> Your instructions
Copy the material below verbatim from the line with "Clone this chart in Plotly." to the line with "return (H - B - (yp - O)) / ph", both lines included, omitting pictures and every line outside that range.

> Data for this task
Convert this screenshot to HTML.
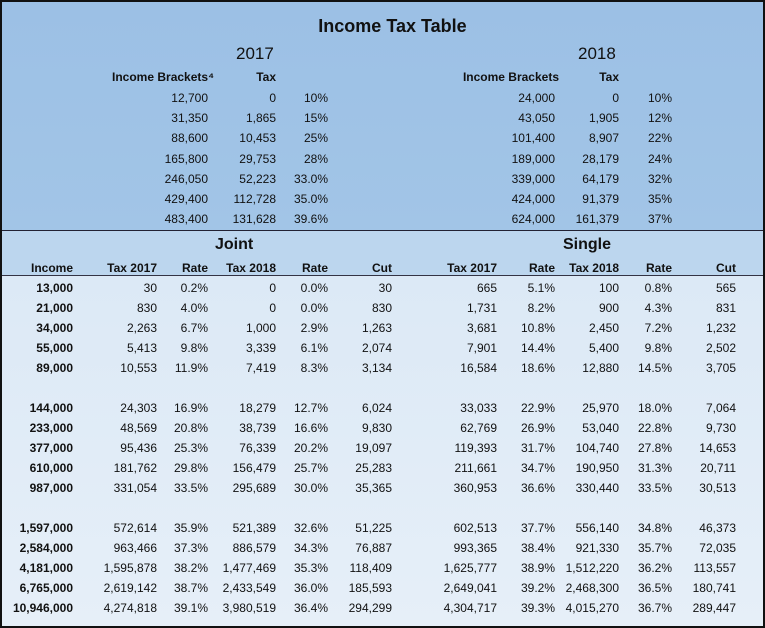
<!DOCTYPE html>
<html><head><meta charset="utf-8"><style>
*{margin:0;padding:0;box-sizing:border-box}
body{width:765px;height:628px;overflow:hidden;background:#fff;font-family:"Liberation Sans",Arial,sans-serif;font-size:12px;color:#111}
#f{position:absolute;left:0;top:0;width:765px;height:628px;border:2px solid #111;overflow:hidden}
#top{position:absolute;left:0;top:0;width:761px;height:229px;background:linear-gradient(#9cc0e5,#a2c5e7);border-bottom:1.5px solid #223}
#hd{position:absolute;left:0;top:229px;width:761px;height:45px;background:#bcd6ee;border-bottom:1px solid #334}
#bd{position:absolute;left:0;top:274px;width:761px;height:352px;background:linear-gradient(#dce9f6,#e6eff8)}
.r{position:absolute;left:0;width:761px;height:20px;line-height:20px}
.r span{position:absolute;width:110px;text-align:right;top:0}
.b{font-weight:bold}
.a{left:-39px}.bb{left:45px}.c{left:96px}.d{left:164px}.e{left:216px}.ff{left:280px}
.g{left:385px}.h{left:443px}.i{left:507px}.j{left:560px}.k{left:624px}
.t{position:absolute;width:761px;text-align:center}
</style></head><body><div id="f">
<div id="top"></div><div id="hd"></div><div id="bd"></div>
<div class="t b" style="top:14px;font-size:18px;left:10px">Income Tax Table</div>
<div style="position:absolute;left:234px;top:42px;font-size:17px">2017</div>
<div style="position:absolute;left:576px;top:42px;font-size:17px">2018</div>
<div class="r b" style="top:65px"><span class="c" style="left:72px;width:140px">Income Brackets⁴</span><span class="d">Tax</span><span class="h" style="left:447px">Income Brackets</span><span class="i">Tax</span></div>
<div class="r" style="top:86px"><span class="c">12,700</span><span class="d">0</span><span class="e">10%</span><span class="h">24,000</span><span class="i">0</span><span class="j">10%</span></div>
<div class="r" style="top:106px"><span class="c">31,350</span><span class="d">1,865</span><span class="e">15%</span><span class="h">43,050</span><span class="i">1,905</span><span class="j">12%</span></div>
<div class="r" style="top:126px"><span class="c">88,600</span><span class="d">10,453</span><span class="e">25%</span><span class="h">101,400</span><span class="i">8,907</span><span class="j">22%</span></div>
<div class="r" style="top:147px"><span class="c">165,800</span><span class="d">29,753</span><span class="e">28%</span><span class="h">189,000</span><span class="i">28,179</span><span class="j">24%</span></div>
<div class="r" style="top:167px"><span class="c">246,050</span><span class="d">52,223</span><span class="e">33.0%</span><span class="h">339,000</span><span class="i">64,179</span><span class="j">32%</span></div>
<div class="r" style="top:187px"><span class="c">429,400</span><span class="d">112,728</span><span class="e">35.0%</span><span class="h">424,000</span><span class="i">91,379</span><span class="j">35%</span></div>
<div class="r" style="top:207px"><span class="c">483,400</span><span class="d">131,628</span><span class="e">39.6%</span><span class="h">624,000</span><span class="i">161,379</span><span class="j">37%</span></div>
<div class="b" style="position:absolute;left:213px;top:234px;font-size:16px">Joint</div>
<div class="b" style="position:absolute;left:561px;top:234px;font-size:16px">Single</div>
<div class="r b" style="top:256px"><span class="a">Income</span><span class="bb">Tax 2017</span><span class="c">Rate</span><span class="d">Tax 2018</span><span class="e">Rate</span><span class="ff">Cut</span><span class="g">Tax 2017</span><span class="h">Rate</span><span class="i">Tax 2018</span><span class="j">Rate</span><span class="k">Cut</span></div>
<div class="r" style="top:276px"><span class="a b">13,000</span><span class="bb">30</span><span class="c">0.2%</span><span class="d">0</span><span class="e">0.0%</span><span class="ff">30</span><span class="g">665</span><span class="h">5.1%</span><span class="i">100</span><span class="j">0.8%</span><span class="k">565</span></div>
<div class="r" style="top:296px"><span class="a b">21,000</span><span class="bb">830</span><span class="c">4.0%</span><span class="d">0</span><span class="e">0.0%</span><span class="ff">830</span><span class="g">1,731</span><span class="h">8.2%</span><span class="i">900</span><span class="j">4.3%</span><span class="k">831</span></div>
<div class="r" style="top:316px"><span class="a b">34,000</span><span class="bb">2,263</span><span class="c">6.7%</span><span class="d">1,000</span><span class="e">2.9%</span><span class="ff">1,263</span><span class="g">3,681</span><span class="h">10.8%</span><span class="i">2,450</span><span class="j">7.2%</span><span class="k">1,232</span></div>
<div class="r" style="top:336px"><span class="a b">55,000</span><span class="bb">5,413</span><span class="c">9.8%</span><span class="d">3,339</span><span class="e">6.1%</span><span class="ff">2,074</span><span class="g">7,901</span><span class="h">14.4%</span><span class="i">5,400</span><span class="j">9.8%</span><span class="k">2,502</span></div>
<div class="r" style="top:356px"><span class="a b">89,000</span><span class="bb">10,553</span><span class="c">11.9%</span><span class="d">7,419</span><span class="e">8.3%</span><span class="ff">3,134</span><span class="g">16,584</span><span class="h">18.6%</span><span class="i">12,880</span><span class="j">14.5%</span><span class="k">3,705</span></div>
<div class="r" style="top:396px"><span class="a b">144,000</span><span class="bb">24,303</span><span class="c">16.9%</span><span class="d">18,279</span><span class="e">12.7%</span><span class="ff">6,024</span><span class="g">33,033</span><span class="h">22.9%</span><span class="i">25,970</span><span class="j">18.0%</span><span class="k">7,064</span></div>
<div class="r" style="top:416px"><span class="a b">233,000</span><span class="bb">48,569</span><span class="c">20.8%</span><span class="d">38,739</span><span class="e">16.6%</span><span class="ff">9,830</span><span class="g">62,769</span><span class="h">26.9%</span><span class="i">53,040</span><span class="j">22.8%</span><span class="k">9,730</span></div>
<div class="r" style="top:436px"><span class="a b">377,000</span><span class="bb">95,436</span><span class="c">25.3%</span><span class="d">76,339</span><span class="e">20.2%</span><span class="ff">19,097</span><span class="g">119,393</span><span class="h">31.7%</span><span class="i">104,740</span><span class="j">27.8%</span><span class="k">14,653</span></div>
<div class="r" style="top:456px"><span class="a b">610,000</span><span class="bb">181,762</span><span class="c">29.8%</span><span class="d">156,479</span><span class="e">25.7%</span><span class="ff">25,283</span><span class="g">211,661</span><span class="h">34.7%</span><span class="i">190,950</span><span class="j">31.3%</span><span class="k">20,711</span></div>
<div class="r" style="top:476px"><span class="a b">987,000</span><span class="bb">331,054</span><span class="c">33.5%</span><span class="d">295,689</span><span class="e">30.0%</span><span class="ff">35,365</span><span class="g">360,953</span><span class="h">36.6%</span><span class="i">330,440</span><span class="j">33.5%</span><span class="k">30,513</span></div>
<div class="r" style="top:516px"><span class="a b">1,597,000</span><span class="bb">572,614</span><span class="c">35.9%</span><span class="d">521,389</span><span class="e">32.6%</span><span class="ff">51,225</span><span class="g">602,513</span><span class="h">37.7%</span><span class="i">556,140</span><span class="j">34.8%</span><span class="k">46,373</span></div>
<div class="r" style="top:536px"><span class="a b">2,584,000</span><span class="bb">963,466</span><span class="c">37.3%</span><span class="d">886,579</span><span class="e">34.3%</span><span class="ff">76,887</span><span class="g">993,365</span><span class="h">38.4%</span><span class="i">921,330</span><span class="j">35.7%</span><span class="k">72,035</span></div>
<div class="r" style="top:556px"><span class="a b">4,181,000</span><span class="bb">1,595,878</span><span class="c">38.2%</span><span class="d">1,477,469</span><span class="e">35.3%</span><span class="ff">118,409</span><span class="g">1,625,777</span><span class="h">38.9%</span><span class="i">1,512,220</span><span class="j">36.2%</span><span class="k">113,557</span></div>
<div class="r" style="top:576px"><span class="a b">6,765,000</span><span class="bb">2,619,142</span><span class="c">38.7%</span><span class="d">2,433,549</span><span class="e">36.0%</span><span class="ff">185,593</span><span class="g">2,649,041</span><span class="h">39.2%</span><span class="i">2,468,300</span><span class="j">36.5%</span><span class="k">180,741</span></div>
<div class="r" style="top:596px"><span class="a b">10,946,000</span><span class="bb">4,274,818</span><span class="c">39.1%</span><span class="d">3,980,519</span><span class="e">36.4%</span><span class="ff">294,299</span><span class="g">4,304,717</span><span class="h">39.3%</span><span class="i">4,015,270</span><span class="j">36.7%</span><span class="k">289,447</span></div>
</div></body></html>
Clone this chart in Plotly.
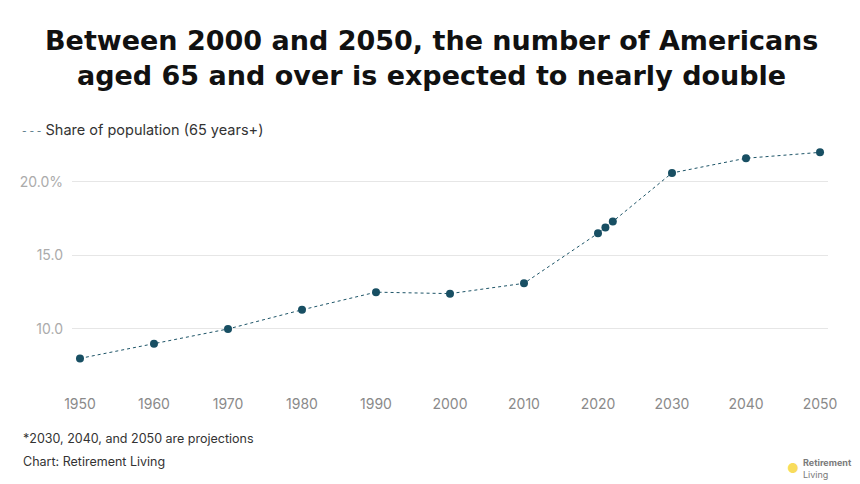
import plotly.graph_objects as go

years = [1950, 1960, 1970, 1980, 1990, 2000, 2010, 2020, 2021, 2022, 2030, 2040, 2050]
share = [8.0, 9.0, 10.0, 11.3, 12.5, 12.4, 13.1, 16.5, 16.9, 17.3, 20.6, 21.6, 22.0]
x_ticks = [1950, 1960, 1970, 1980, 1990, 2000, 2010, 2020, 2030, 2040, 2050]
y_ticks = [10, 15, 20]
y_tick_labels = ["10.0", "15.0", "20.0%"]
series_name = "Share of population (65 years+)"
title_lines = ["Between 2000 and 2050, the number of Americans",
               "aged 65 and over is expected to nearly double"]

line_color = "#1e5568"
font_fam = "Inter, Lato, sans-serif"

fig = go.Figure()
fig.add_trace(go.Scatter(
    x=years, y=share, mode="lines+markers", name=series_name,
    line=dict(color=line_color, width=1, dash="3px,3px"),
    marker=dict(color="#184f63", size=8),
    showlegend=False, hoverinfo="x+y",
))

# page body has an 8px margin; lay out in page coordinates minus that offset
O = 8
W, H = 860, 484
L = 72 - O
R = W - (828 - O)
T = 145 - O
B = H - (394 - O)
pw, ph = W - L - R, H - T - B


def px(xp):
    return (xp - O - L) / pw


def py(yp):
    return (H - B - (yp - O)) / ph


annotations = [
    dict(text=title_lines[0], x=px(431), y=py(40)),
    dict(text=title_lines[1], x=px(431), y=py(75)),
]
for a in annotations:
    a.update(xref="paper", yref="paper", xanchor="center", yanchor="middle", showarrow=False,
             font=dict(family="DejaVu Sans", size=27, color="#111", weight="bold"))

annotations += [
    dict(text="<span style='color:#4a6f7e;font-size:10px'>- - -</span> " + series_name,
         xref="paper", yref="paper", x=px(20), y=py(130), xanchor="left", yanchor="middle",
         showarrow=False, font=dict(size=14.5, color="#333")),
    dict(text="*2030, 2040, and 2050 are projections", xref="paper", yref="paper",
         x=px(21), y=py(438), xanchor="left", yanchor="middle", showarrow=False,
         font=dict(size=12.5, color="#333")),
    dict(text="Chart: Retirement Living", xref="paper", yref="paper",
         x=px(21), y=py(461), xanchor="left", yanchor="middle", showarrow=False,
         font=dict(size=12.5, color="#333")),
    dict(text="<b>Retirement</b><br>Living", xref="paper", yref="paper",
         x=px(801), y=py(468), xanchor="left", yanchor="middle", showarrow=False,
         align="left", font=dict(size=9, color="#7a7a7a")),
    dict(text="●", xref="paper", yref="paper",
         x=px(793), y=py(468), xanchor="center", yanchor="middle", showarrow=False,
         font=dict(size=13, color="#f8dc5c")),
]

fig.update_layout(
    width=W, height=H,
    margin=dict(l=L, r=R, t=T, b=B, autoexpand=False),
    paper_bgcolor="white", plot_bgcolor="white",
    font=dict(family=font_fam, color="#333"),
    showlegend=False,
    xaxis=dict(
        range=[1948.92, 2051.08], tickvals=x_ticks, automargin=False,
        showgrid=False, zeroline=False, showline=False,
        tickfont=dict(size=14, color="#8a8a8a"), ticks="",
    ),
    yaxis=dict(
        range=[5.58, 22.5], tickvals=y_ticks, ticktext=y_tick_labels, automargin=False,
        showgrid=True, gridcolor="#e6e6e6", gridwidth=1, zeroline=False,
        showline=False, tickfont=dict(size=14, color="#ababab"), ticks="",
        ticklabelstandoff=8,
    ),
    annotations=annotations,
)

fig.write_html("out.html")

> Response to this exercise
Clone this chart in Plotly.
import plotly.graph_objects as go

years = [1950, 1960, 1970, 1980, 1990, 2000, 2010, 2020, 2021, 2022, 2030, 2040, 2050]
share = [8.0, 9.0, 10.0, 11.3, 12.5, 12.4, 13.1, 16.5, 16.9, 17.3, 20.6, 21.6, 22.0]
x_ticks = [1950, 1960, 1970, 1980, 1990, 2000, 2010, 2020, 2030, 2040, 2050]
y_ticks = [10, 15, 20]
y_tick_labels = ["10.0", "15.0", "20.0%"]
series_name = "Share of population (65 years+)"
title_lines = ["Between 2000 and 2050, the number of Americans",
               "aged 65 and over is expected to nearly double"]

line_color = "#1e5568"
font_fam = "Inter, Lato, sans-serif"

fig = go.Figure()
fig.add_trace(go.Scatter(
    x=years, y=share, mode="lines+markers", name=series_name,
    line=dict(color=line_color, width=1, dash="3px,3px"),
    marker=dict(color="#184f63", size=8),
    showlegend=False, hoverinfo="x+y",
))

# page body has an 8px margin; lay out in page coordinates minus that offset
O = 8
W, H = 860, 484
L = 72 - O
R = W - (828 - O)
T = 145 - O
B = H - (394 - O)
pw, ph = W - L - R, H - T - B


def px(xp):
    return (xp - O - L) / pw


def py(yp):
    return (H - B - (yp - O)) / ph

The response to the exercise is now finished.